In theory, democracy is served when voters get an opportunity to assess candidates. However, these sorts of “debates” incentivize candidates to showcase their differences in all the worst ways, that don’t actually help us select a leader. The leadership qualities we should seek, and those that shine on the debate stage, are very different. In some ways even antithetical.
The same dynamic has operated in the Democratic debates thus far. They are structured to reward “gotcha” bullying tactics. Exemplified by Julian Castro’s hit on Biden. Castro was gotchaed on his own petard when the facts vindicated Biden.
(Reminds me of Messala in the chariot race with Ben Hur.) Good for that, but it doesn’t negate what pushed Castro into it.
If the aim were really to inform voters about candidates, we should ditch this debate stage thing in favor of a series of in-depth one-on-one conversations with well-versed journalists. Of course that would be boring TV. The true aim is not to inform viewers but titillate them into staying tuned through the commercials. With the equivalent of chariot races.
I’m talking here about a multi-candidate field. Debates between two finalists for the November elections stand differently, and it does make some sense to size them up side-by-side. I would not want to lose that. But that assumes voters are capable of properly evaluating what they see, with a sense of civic responsibility. Again, 2016 makes that doubtful.

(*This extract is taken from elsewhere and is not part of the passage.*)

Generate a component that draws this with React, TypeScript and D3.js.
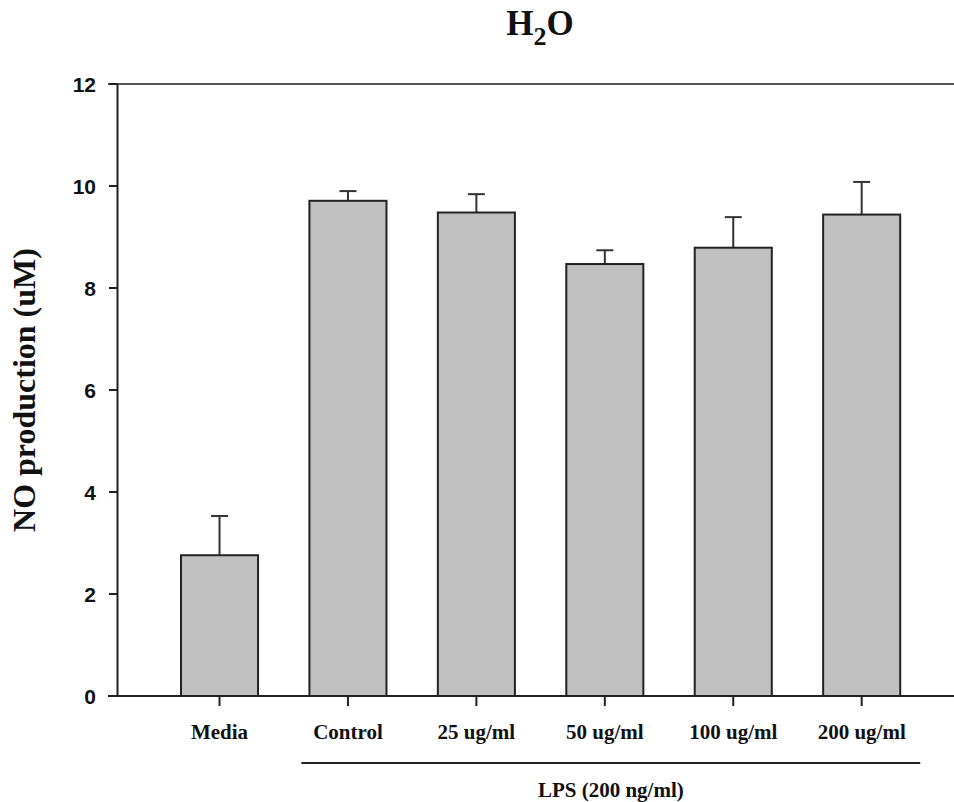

One focus for Democrats has been assessing which candidate(s) could go toe-to-toe with Trump in debates. As though Trump won in 2016 thanks to formidable debating skill. And why assume such debates will occur in 2020? No law requires them. They used to be customary, but so were candidates releasing tax returns. Trump would actually have far more to lose than to gain from debates, not needing them to convey his message. He will come up with some bullshit pretext to avoid debating.